In a speculative frame Tim Kelsey suggested that “machine learning” could be the most important technological development for tackling challenges and making the most of the opportunities in the context of an ageing population.
In the midst of discussions about the potential of new devices, apps and systems Shirley Ayres emphasised that a social model of health in the digital is crucial. I totally agree with this and it is this statement that really set the tone for my experience of the event.
Some of the work I heard about held real potential to integrate a social model into the digital. A project I found particularly exciting was the “Baby Buddy” app which has been developed by Alison Baum and the Best Beginnings charity. This is a phone app which provides resources on the ante and post natal process as well as systems for monitoring the health of the mother and baby but crucially social networking functions which make it easy for parents to share information with one another and offer support.

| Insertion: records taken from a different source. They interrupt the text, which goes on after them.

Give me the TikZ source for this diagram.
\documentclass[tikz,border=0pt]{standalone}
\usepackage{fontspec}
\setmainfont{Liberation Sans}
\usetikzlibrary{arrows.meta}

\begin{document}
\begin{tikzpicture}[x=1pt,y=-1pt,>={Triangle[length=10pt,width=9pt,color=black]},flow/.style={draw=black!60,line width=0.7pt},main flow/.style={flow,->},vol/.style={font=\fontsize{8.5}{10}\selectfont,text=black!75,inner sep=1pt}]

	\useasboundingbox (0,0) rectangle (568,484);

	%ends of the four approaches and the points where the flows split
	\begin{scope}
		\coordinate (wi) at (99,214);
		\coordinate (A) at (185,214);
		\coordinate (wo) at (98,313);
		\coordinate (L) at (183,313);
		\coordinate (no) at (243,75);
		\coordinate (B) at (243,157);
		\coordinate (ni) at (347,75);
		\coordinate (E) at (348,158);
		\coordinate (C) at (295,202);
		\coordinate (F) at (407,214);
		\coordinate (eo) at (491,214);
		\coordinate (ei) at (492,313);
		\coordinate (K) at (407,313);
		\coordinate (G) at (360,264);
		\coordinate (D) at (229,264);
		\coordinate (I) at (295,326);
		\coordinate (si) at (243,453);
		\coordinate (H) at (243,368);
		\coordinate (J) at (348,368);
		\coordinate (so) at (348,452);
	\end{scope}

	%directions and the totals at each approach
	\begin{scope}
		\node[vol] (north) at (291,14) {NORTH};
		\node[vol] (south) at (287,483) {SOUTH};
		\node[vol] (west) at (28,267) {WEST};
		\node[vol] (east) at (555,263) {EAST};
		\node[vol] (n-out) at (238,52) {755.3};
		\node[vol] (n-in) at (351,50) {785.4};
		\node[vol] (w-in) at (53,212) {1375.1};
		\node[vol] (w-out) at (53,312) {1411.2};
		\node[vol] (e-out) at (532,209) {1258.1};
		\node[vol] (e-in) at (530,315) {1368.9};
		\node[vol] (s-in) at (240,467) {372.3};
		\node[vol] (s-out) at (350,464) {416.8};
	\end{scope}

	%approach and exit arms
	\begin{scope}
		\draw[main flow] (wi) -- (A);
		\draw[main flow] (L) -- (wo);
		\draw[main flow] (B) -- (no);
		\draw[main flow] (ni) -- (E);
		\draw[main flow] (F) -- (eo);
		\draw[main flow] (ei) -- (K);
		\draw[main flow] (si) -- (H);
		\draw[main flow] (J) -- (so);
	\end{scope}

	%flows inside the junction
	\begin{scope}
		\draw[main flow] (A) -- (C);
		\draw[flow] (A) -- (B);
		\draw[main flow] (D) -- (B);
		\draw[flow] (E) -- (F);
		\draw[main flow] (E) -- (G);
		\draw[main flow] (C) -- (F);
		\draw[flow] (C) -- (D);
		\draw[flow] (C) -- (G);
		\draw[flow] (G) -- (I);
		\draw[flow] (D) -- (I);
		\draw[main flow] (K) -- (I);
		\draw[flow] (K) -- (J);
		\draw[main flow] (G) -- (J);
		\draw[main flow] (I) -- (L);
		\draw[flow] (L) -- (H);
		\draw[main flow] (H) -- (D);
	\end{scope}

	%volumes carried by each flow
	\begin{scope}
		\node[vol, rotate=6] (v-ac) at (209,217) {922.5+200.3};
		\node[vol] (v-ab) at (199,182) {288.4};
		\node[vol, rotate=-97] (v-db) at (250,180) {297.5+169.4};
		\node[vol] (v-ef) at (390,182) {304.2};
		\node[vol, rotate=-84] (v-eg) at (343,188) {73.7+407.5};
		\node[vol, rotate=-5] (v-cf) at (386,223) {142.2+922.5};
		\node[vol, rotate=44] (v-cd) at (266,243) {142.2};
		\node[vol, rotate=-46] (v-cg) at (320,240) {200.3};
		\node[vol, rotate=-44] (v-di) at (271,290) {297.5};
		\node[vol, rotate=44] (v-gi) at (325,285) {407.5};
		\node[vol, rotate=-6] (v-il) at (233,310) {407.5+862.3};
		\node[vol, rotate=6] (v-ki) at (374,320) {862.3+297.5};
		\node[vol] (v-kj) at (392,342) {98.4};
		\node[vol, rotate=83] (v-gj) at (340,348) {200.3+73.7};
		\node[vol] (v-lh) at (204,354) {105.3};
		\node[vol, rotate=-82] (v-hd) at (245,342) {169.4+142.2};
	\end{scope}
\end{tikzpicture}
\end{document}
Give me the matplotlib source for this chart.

Baum framed the app as helping to ameliorate the impacts of social isolation by enabling the development of social capital (which has been found to be central to most health conditions). The potential for this app really struck me as it is one of the few health related apps which immediately seems to be able to tackle health inequalities.
I have been concerned for a while that many of the most popular and widely discussed health apps and devices (such as Fitbits) function to increase inequalities. The focus for many apps is on individual behaviour change rather than tackling the social context or structural factors which might make it more difficult for people to live healthier lives.
A lot of people at the event expressed frustration about the barriers to introducing new apps or devices into the UK health system which can be very restrictive and cautious and not very open with data. There was something of a negative attitude expressed towards the NHS no doubt born of genuine frustrations. But it did make me think about the importance of what the UK health system does well and whether these things are intricately connected with the problems people identified.
Aside from any specific successes or failures of the NHS it serves a quite remarkable function of providing a broad based material and social safety net. However, this is not just a net which catches us when we fall but also connects us to one another. I believe the NHS serves a cultural function of giving a material reality to our sense of community.
As Zygmunt Bauman (2009: 149) has suggested trust in the benefits of human solidarity is the meaning of belonging, but this trust requires a sense of an ‘imagined totality’, a ‘shared network’ which enables collective solidarity. The embodiment of this in modernity was, Bauman suggests, the social state, which was tied to the everyday reality of people’s lives through social rights and the NHS as the embodiment of the universal right to health care is a great example of this.
Any entity which achieves such a thing is likely to be big, cumbersome and slow moving. Of course a health service should not be holding back good care but the sometimes quite individualised benefits of greater data transparency or certification of new apps should not be prioritised over the social safety net.
To me the aspects of digital health which are the most exciting are those which might be able to support and perhaps expand the social safety net rather than increase individual opportunity. It seemed to me that “Baby Buddy” is an example of an innovation which might be able to make that kind of contribution.
Bauman Z (2009) The absence of society. In: Utting D (ed.) Contemporary Social Evils. Bristol: The Policy Press, 147–157.